Supplement Your Data with External Data

The data analyzed in a survey project consists of three kinds: attitudes and answers that only the respondents know; extensions of that data, such as index variables, categorized continuous variables, coded comments, or calculated variables (such as fully loaded internal costs per hour); and thirdly, supplemental information that the sponsor stirs into the mix. Thus, human data, software data (so to speak), and external data.

Like Christmas trees padded with attached branches, supplemental data fills out the analyses. The new variables permit finer tabulations, graphics with more distinctions of shape or color, or regression models with higher explanatory values. More data brings with it more powerful and nuanced interpretations.

What kinds of supplemental, external data might one see when law firms, law departments of corporations, or legal vendors want to bolster the data their survey has collected? Almost always they enrich their survey demographics with supplemental information from elsewhere.

• If you know the person who has submitted the survey responses, which means that the response cannot be anonymous, Human Resources might allow you to include age or gender, or the date of employment of the employee. For a law firm timekeeper, you could include billable hours during the previous fiscal year, the number of matters worked on, partners worked with, and much more.

It is a step to far to say that you should not ask for information from the respondent that you as the survey sponsor can provide yourself. Even in a confidential survey of employees, if you know their name, you can add their title, office, compensation, and other information, but it is much easier (and likely more accurate) to ask them to fill in the appropriate demographic data. [Merging data sets sounds simple, but software can bare its fangs!]

• If you know a company name or an office location, to give two examples, the survey analysts might add the stock market capitalization of the company or the cost of living of a city, respectively.

• If a corporate legal team sends a survey to its major law firms, it might supplement what it learns from the firms with the amount of fees paid them over the past two years, the number of matters worked on, a count of offices of the firm, profits per partner, total revenue, and other information about the firm.

Here we have another trade-off, because you don’t want to waste respondents valuable time or bog them down with supplying simple fact, yet you ask them what you already can know. You want from them thoughts you cannot generate yourself. The ideal supplemental data consists of contextual information that the respondent does not know off the top of his head, such as the rating of a lawyer in a law department in terms of succession planning or the number of years a law department has retained a law firm.

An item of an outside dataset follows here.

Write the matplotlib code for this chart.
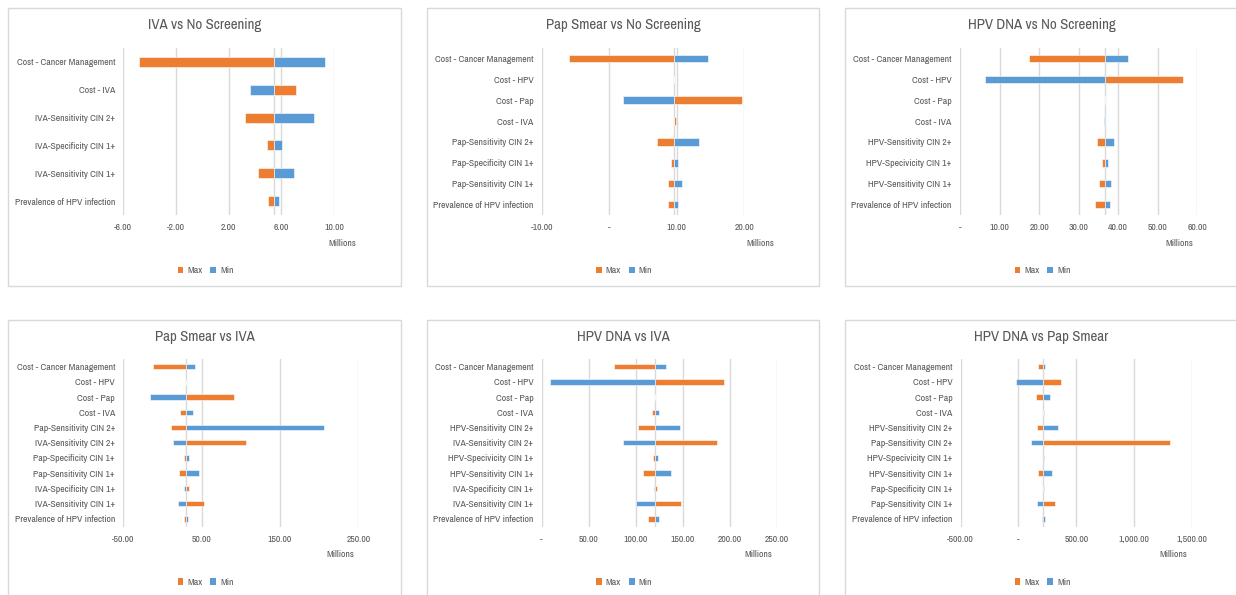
import matplotlib
matplotlib.use("Agg")
import matplotlib.pyplot as plt
from matplotlib import font_manager as fm
from matplotlib.patches import Patch, Rectangle
from matplotlib.ticker import FuncFormatter

CCM = "Cost - Cancer Management"
PREV = "Prevalence of HPV infection"

titles = ["IVA vs No Screening", "Pap Smear vs No Screening", "HPV DNA vs No Screening",
          "Pap Smear vs IVA", "HPV DNA vs IVA", "HPV DNA vs Pap Smear"]

# IVA vs No Screening
cats1 = [CCM, "Cost - IVA", "IVA-Sensitivity CIN 2+", "IVA-Specificity CIN 1+",
         "IVA-Sensitivity CIN 1+", PREV]
base1 = 5.42
max1 = [-4.84, 7.09, 3.27, 4.94, 4.25, 4.99]
min1 = [9.34, 3.65, 8.46, 6.05, 6.94, 5.80]
ticks1 = [-6, -2, 2, 6, 10]

# Pap Smear vs No Screening
cats2 = [CCM, "Cost - HPV", "Cost - Pap", "Cost - IVA", "Pap-Sensitivity CIN 2+",
         "Pap-Specificity CIN 1+", "Pap-Sensitivity CIN 1+", PREV]
base2 = 9.62
max2 = [-5.92, 9.62, 19.59, 9.82, 7.00, 9.18, 8.73, 8.73]
min2 = [14.65, 9.62, 2.07, 9.62, 13.32, 10.16, 10.75, 10.16]
ticks2 = [-10, 0, 10, 20]

# HPV DNA vs No Screening
cats3 = [CCM, "Cost - HPV", "Cost - Pap", "Cost - IVA", "HPV-Sensitivity CIN 2+",
         "HPV-Specivicity CIN 1+", "HPV-Sensitivity CIN 1+", PREV]
base3 = 36.68
max3 = [17.45, 56.40, 36.68, 36.68, 34.57, 36.00, 35.16, 34.15]
min3 = [42.58, 6.24, 36.68, 36.40, 39.04, 37.35, 38.20, 38.03]
ticks3 = [0, 10, 20, 30, 40, 50, 60]

# Pap Smear vs IVA
cats4 = [CCM, "Cost - HPV", "Cost - Pap", "Cost - IVA", "Pap-Sensitivity CIN 2+",
         "IVA-Sensitivity CIN 2+", "Pap-Specificity CIN 1+", "Pap-Sensitivity CIN 1+",
         "IVA-Specificity CIN 1+", "IVA-Sensitivity CIN 1+", PREV]
base4 = 30.0
max4 = [-11.7, 30.0, 91.7, 22.8, 11.3, 106.2, 27.9, 21.5, 34.3, 52.6, 27.9]
min4 = [41.5, 30.0, -16.0, 39.4, 206.2, 13.4, 34.3, 46.6, 27.9, 19.8, 32.1]
ticks4 = [-50, 50, 150, 250]

# HPV DNA vs IVA
cats5 = [CCM, "Cost - HPV", "Cost - Pap", "Cost - IVA", "HPV-Sensitivity CIN 2+",
         "IVA-Sensitivity CIN 2+", "HPV-Specivicity CIN 1+", "HPV-Sensitivity CIN 1+",
         "IVA-Specificity CIN 1+", "IVA-Sensitivity CIN 1+", PREV]
base5 = 120.9
max5 = [77.3, 194.0, 120.9, 117.4, 102.5, 186.5, 118.4, 107.8, 122.3, 148.6, 113.1]
min5 = [131.9, 8.5, 120.9, 125.2, 147.5, 86.2, 123.4, 137.2, 119.1, 100.7, 125.2]
ticks5 = [0, 50, 100, 150, 200, 250]

# HPV DNA vs Pap Smear
cats6 = [CCM, "Cost - HPV", "Cost - Pap", "Cost - IVA", "HPV-Sensitivity CIN 2+",
         "Pap-Sensitivity CIN 2+", "HPV-Specivicity CIN 1+", "HPV-Sensitivity CIN 1+",
         "Pap-Specificity CIN 1+", "Pap-Sensitivity CIN 1+", PREV]
base6 = 214.0
max6 = [170, 372, 150, 225, 159, 1310, 214, 170, 225, 315, 202]
min6 = [228, -23, 271, 214, 343, 110, 225, 294, 214, 164, 228]
ticks6 = [-500, 0, 500, 1000, 1500]

ORANGE = "#ED7D31"
BLUE = "#5B9BD5"
GRID = "#D9D9D9"
TEXT = "#595959"

W, H = 1236, 595
fig = plt.figure(figsize=(W / 100, H / 100), dpi=100)
renderer = fig.canvas.get_renderer()

LABEL_FS = 7.0


def text_width(text, family, size):
    t = fig.text(0, 0, text, fontsize=size, family=family)
    w = t.get_window_extent(renderer).width
    t.remove()
    return w


# choose the narrow sans face whose label width suits a 7 pt label
_available = {f.name for f in fm.fontManager.ttflist}
_candidates = ["Liberation Sans Narrow", "Arial Narrow", "Roboto Condensed",
               "Archivo Narrow", "PT Sans Narrow", "Fira Sans Condensed",
               "IBM Plex Sans Condensed", "Encode Sans Condensed", "Asap Condensed",
               "Barlow Semi Condensed", "Open Sans Condensed", "Sofia Sans Condensed",
               "Liberation Sans"]
_found = [n for n in _candidates if n in _available] or ["DejaVu Sans"]
FONT = min(_found, key=lambda n: abs(text_width(CCM, n, LABEL_FS) - 98))
plt.rcParams['font.family'] = [FONT, 'DejaVu Sans']

TITLE_FS = min(10.0 * 114 / text_width(titles[0], FONT, 10.0), 12.5)


def fx(x):
    return x / W


def fy(y):
    return 1 - y / H


def acct(v, _pos=None):
    if abs(v) < 1e-9:
        return "-"
    return f"{v:,.2f}"


# panel frames (px): left, top, right, bottom
frames = [(8, 8, 401, 286), (427, 8, 819, 286), (845, 8, 1238, 286),
          (8, 320, 401, 598), (427, 320, 819, 598), (845, 320, 1238, 598)]
# plot areas (px): left, top, right, bottom
plots = [(123.3, 48, 334, 215), (541.7, 48, 744.3, 215), (960, 48, 1197.3, 215),
         (123.3, 359, 358.3, 526.5), (541.7, 359, 776.7, 526.5), (960.7, 359, 1191.7, 526.5)]
millions_x = [342, 760, 1179, 340, 758, 1173]

panels = [(cats1, base1, max1, min1, ticks1), (cats2, base2, max2, min2, ticks2),
          (cats3, base3, max3, min3, ticks3), (cats4, base4, max4, min4, ticks4),
          (cats5, base5, max5, min5, ticks5), (cats6, base6, max6, min6, ticks6)]

for i, (cats, base, mx, mn, ticks) in enumerate(panels):
    l, t, r, b = frames[i]
    fig.patches.append(Rectangle((fx(l), fy(b)), fx(r - l), (b - t) / H,
                                 transform=fig.transFigure, fill=False,
                                 edgecolor=GRID, linewidth=1.0, zorder=0))
    pl, pt, pr, pb = plots[i]
    ax = fig.add_axes([fx(pl), fy(pb), fx(pr - pl), (pb - pt) / H])
    y = list(range(len(cats)))
    ax.barh(y, [v - base for v in mx], left=base, height=0.36, color=ORANGE,
            edgecolor="white", linewidth=0.4, zorder=3, label="Max")
    ax.barh(y, [v - base for v in mn], left=base, height=0.36, color=BLUE,
            edgecolor="white", linewidth=0.4, zorder=3, label="Min")
    ax.axvline(base, color=GRID, linewidth=1.0, zorder=2)
    ax.set_xlim(ticks[0], ticks[-1])
    ax.set_ylim(len(cats) - 0.5, -0.5)
    ax.set_xticks(ticks)
    ax.xaxis.set_major_formatter(FuncFormatter(acct))
    ax.set_yticks(y)
    ax.set_yticklabels(cats)
    ax.grid(axis="x", color=GRID, linewidth=1.0, zorder=0)
    ax.set_axisbelow(True)
    for s in ax.spines.values():
        s.set_visible(False)
    ax.tick_params(axis="both", length=0, labelsize=LABEL_FS, colors=TEXT)
    ax.tick_params(axis="x", pad=6)
    ax.tick_params(axis="y", pad=6)
    ax.set_facecolor("none")

    fig.text(fx((l + r) / 2), fy(t + 17), titles[i],
             ha="center", va="center", fontsize=TITLE_FS, color=TEXT)
    fig.text(fx(millions_x[i]), fy(pb + 28), "Millions", ha="center", va="center",
             fontsize=LABEL_FS, color=TEXT)
    handles = [Patch(facecolor=ORANGE, label="Max"), Patch(facecolor=BLUE, label="Min")]
    fig.legend(handles=handles, loc="center", ncol=2,
               bbox_to_anchor=(fx((l + r) / 2 + 1), fy(pb + 56)), frameon=False,
               fontsize=LABEL_FS, labelcolor=TEXT, handlelength=0.6, handleheight=0.6,
               handletextpad=0.4, columnspacing=0.8)

fig.savefig("out.png", dpi=100, facecolor="white")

As with so many aspects of surveys, the methodology section needs to explain the sources of any supplemental data that you have added beyond what the participants provided. For example, if you ask for the headquarters country of a company, and you add a ranking for that country on a corruption index, that addition and source need to be fully described. The description will likely need to address missing data, which often happens because your external source doesn’t cover every demographic item you want to append to, and how your analysis coped with those holes (e.g., the form of imputation, if any).